Negative space is the tool of definition. While the subject is the focal point of any art form, what is missing will often help the subject speak louder. For example, when beginning a new idea within an essay, hitting the return key a second time denotes a change better than using a transitional word or phrase. This allows the readers to ponder what they have just read.
But a piece of art, a person or a movement cannot be completely defined by what it is not. A blank palate or an unhewn stone is unfinished if no subject appears. Negative space must emphasize something already present.
Modern Jewish teaching, particularly in its cultural and sociological aspects, often defines itself by what it rejects: Jesus (Yeshua). Currently, in the mind of most Jews, the only qualification to call oneself a Jew—whether one follows Adonai, Buddha, or nothing—is to reject the possibility of Jesus for Jews. But if everyone who is descended from Abraham, Isaac, and Jacob (a biblical definition) is a Jew—including atheists, for example—how is a Jewish believer in Jesus not a Jew? Why should belief in Jesus be the disqualifier?
The Jewish people were established by God. God chose Abraham, the father of a seemingly small and insignificant people, to glorify himself. The Jewish people would ultimately bring the Messiah, salvation, to the world. As a Jew who does believe in Jesus, let me paint you a picture of how Jesus fits into the frame.
We were given the Torah—God’s good and perfect law. Because of our lack of holiness, being human, we were unable to keep that law. We needed a Messiah, a means of connection with God. The sacrificial system was temporarily instated with a high priest as mediator, a placeholder for the one who would eternally unify the Jewish people, and everyone else, with God.
Even the high priest made atonement for himself before sacrificing a second animal for the people. The shedding of blood, a substitutionary measure for wrongdoing, was necessary to seal the gap between us and God. That scarlet life force ran into the hollows around the altar, a picture of filling our empty, incomplete hearts. We were covered temporarily, whiter than the snow in my favorite photograph.
But God’s requirement for reconciliation did not change when the temple was removed from the picture in 70 A.D. Jesus’ death and resurrection 40 years prior took the place of the sacrificial system. To compensate, an over-crowding of Jewish subject matter sprang up—suffocating the pre-existing laws by embellishment and addition. These new rules became a tangle of form and line without definition, often without biblical context. In Conversion to Judaism: A History and Analysis, Bernard Bamberger reflects on this predicament, “We have an abundance of Jews without Judaism.”1
But which Judaism? The modern, rule-bound version, or the biblical, Messiah-based version?

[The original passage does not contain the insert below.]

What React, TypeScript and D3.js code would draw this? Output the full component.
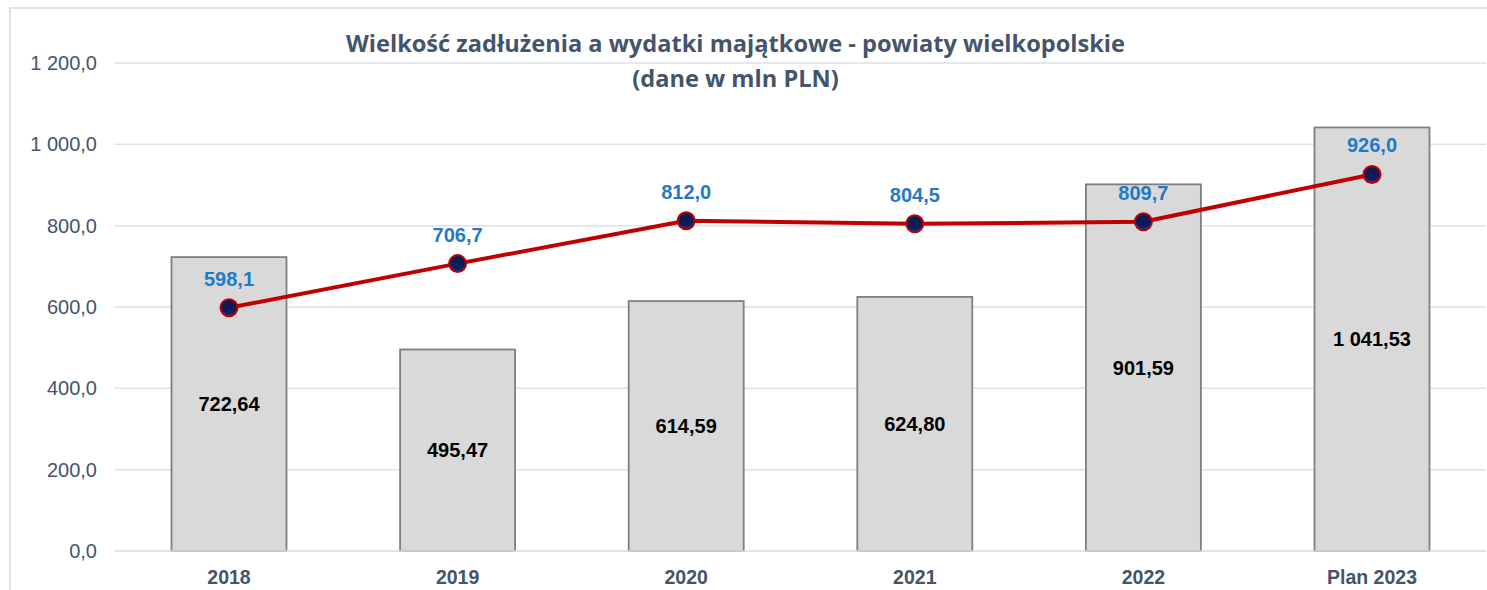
import React from "react";
import * as d3 from "d3";

const categories = ["2018", "2019", "2020", "2021", "2022", "Plan 2023"];
const barValues = [722.64, 495.47, 614.59, 624.8, 901.59, 1041.53];
const lineValues = [598.1, 706.7, 812.0, 804.5, 809.7, 926.0];
const yTicks = [0, 200, 400, 600, 800, 1000, 1200];
const titleLines = ["Wielkość zadłużenia a wydatki majątkowe - powiaty wielkopolskie", "(dane w mln PLN)"];

const W = 1487;
const H = 590;

const fmt1 = (v: number) => {
  const s = v.toFixed(1).replace(".", ",");
  const [i, d] = s.split(",");
  return i.replace(/\B(?=(\d{3})+(?!\d))/g, " ") + "," + d;
};
const fmt2 = (v: number) => {
  const s = v.toFixed(2);
  const [i, d] = s.split(".");
  return i.replace(/\B(?=(\d{3})+(?!\d))/g, " ") + "," + d;
};

export default function App() {
  const x = d3
    .scaleBand<string>()
    .domain(categories)
    .range([114.7, 1486.3])
    .paddingInner(0.497)
    .paddingOuter(0.2485);
  const y = d3.scaleLinear().domain([0, 1200]).range([551, 63]);
  const cx = (c: string) => (x(c) as number) + x.bandwidth() / 2;

  const line = d3
    .line<number>()
    .x((_, i) => cx(categories[i]))
    .y((d) => y(d));

  const axisColor = "#44546A";
  const font = "'Liberation Sans', Arial, sans-serif";
  const titleFont = "'Open Sans', Lato, sans-serif";

  return (
    <svg
      width={W}
      height={H}
      style={{ position: "absolute", left: 0, top: 0, background: "#fff" }}
    >
      <defs>
        <radialGradient id="mk" cx="50%" cy="35%" r="65%">
          <stop offset="0%" stopColor="#0a1a52" />
          <stop offset="70%" stopColor="#0b1d5e" />
          <stop offset="100%" stopColor="#2a3f8a" />
        </radialGradient>
      </defs>
      <rect x={10} y={8} width={W} height={H} fill="none" stroke="#D9D9D9" strokeWidth={1.5} />
      {yTicks.map((t) => (
        <g key={t}>
          <line x1={114.7} x2={1486} y1={y(t)} y2={y(t)} stroke="#DDE2E8" strokeWidth={1.5} />
          <text
            x={97}
            y={y(t)}
            dy="0.35em"
            textAnchor="end"
            fontFamily={font}
            fontSize={20}
            fill={axisColor}
          >
            {fmt1(t)}
          </text>
        </g>
      ))}
      {categories.map((c, i) => (
        <g key={c}>
          <rect
            x={x(c)}
            y={y(barValues[i])}
            width={x.bandwidth()}
            height={y(0) - y(barValues[i])}
            fill="#D9D9D9"
            stroke="#7F7F7F"
            strokeWidth={1.8}
          />
          <text
            x={cx(c)}
            y={(y(barValues[i]) + y(0)) / 2}
            dy="0.35em"
            textAnchor="middle"
            fontFamily={font}
            fontWeight="bold"
            fontSize={20}
            fill="#000"
          >
            {fmt2(barValues[i])}
          </text>
          <text
            x={cx(c)}
            y={584}
            textAnchor="middle"
            fontFamily={font}
            fontWeight="bold"
            fontSize={19.5}
            fill={axisColor}
          >
            {c}
          </text>
        </g>
      ))}
      <line x1={114.7} x2={1486} y1={y(0)} y2={y(0)} stroke="#DDE2E8" strokeWidth={1.5} />
      <path d={line(lineValues) || ""} fill="none" stroke="#C00000" strokeWidth={4} strokeLinejoin="round" />
      {lineValues.map((v, i) => (
        <g key={i}>
          <circle cx={cx(categories[i])} cy={y(v)} r={8.5} fill="url(#mk)" stroke="#C00000" strokeWidth={2} />
          <text
            x={cx(categories[i])}
            y={y(v) - 22}
            textAnchor="middle"
            fontFamily={font}
            fontWeight="bold"
            fontSize={20}
            fill="#1F7AC8"
          >
            {fmt1(v)}
          </text>
        </g>
      ))}
      <text
        x={735.5}
        y={52}
        textAnchor="middle"
        fontFamily={titleFont}
        fontWeight={700}
        fontSize={23.6}
        fill={axisColor}
      >
        {titleLines[0]}
      </text>
      <text
        x={735.5}
        y={87}
        textAnchor="middle"
        fontFamily={titleFont}
        fontWeight={700}
        fontSize={23.6}
        fill={axisColor}
      >
        {titleLines[1]}
      </text>
    </svg>
  );
}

The Messiah, Yeshua, our eternal high priest, came to fulfill the law (Matthew 5:17), not to add more regulations. Yeshua came as an eternal solution for our sin, whereas animal sacrifice was temporary. Only he can fill the void in our hearts that defines us as incomplete. The Jewish Scriptures (Tanakh) point to Yeshua; the New Testament then becomes that imperative corner-detail on the canvas of Tanakh.
Many Jews today do not follow the Jewish Scriptures or the Jewish religion. Judaism is not synonymous with being Jewish. Modern Judaism lacks Jesus; Jewish people don’t have to.
It’s funny how my favorite photograph and my belief in Yeshua as Messiah have two commonalities: strong subject matter, and of course, negative space. In art, technically there is always something present in negative space, but it is secondary—often out-of-focus—to complement the actual subject. If we put Judaism on a canvas, the cultural, rabbinic, and sacrificial backdrop would fill the canvas, but in the corner, in stark relief, would be the biblical fulfillment of our faith: the Messiah Yeshua, who really ought to be the focal point.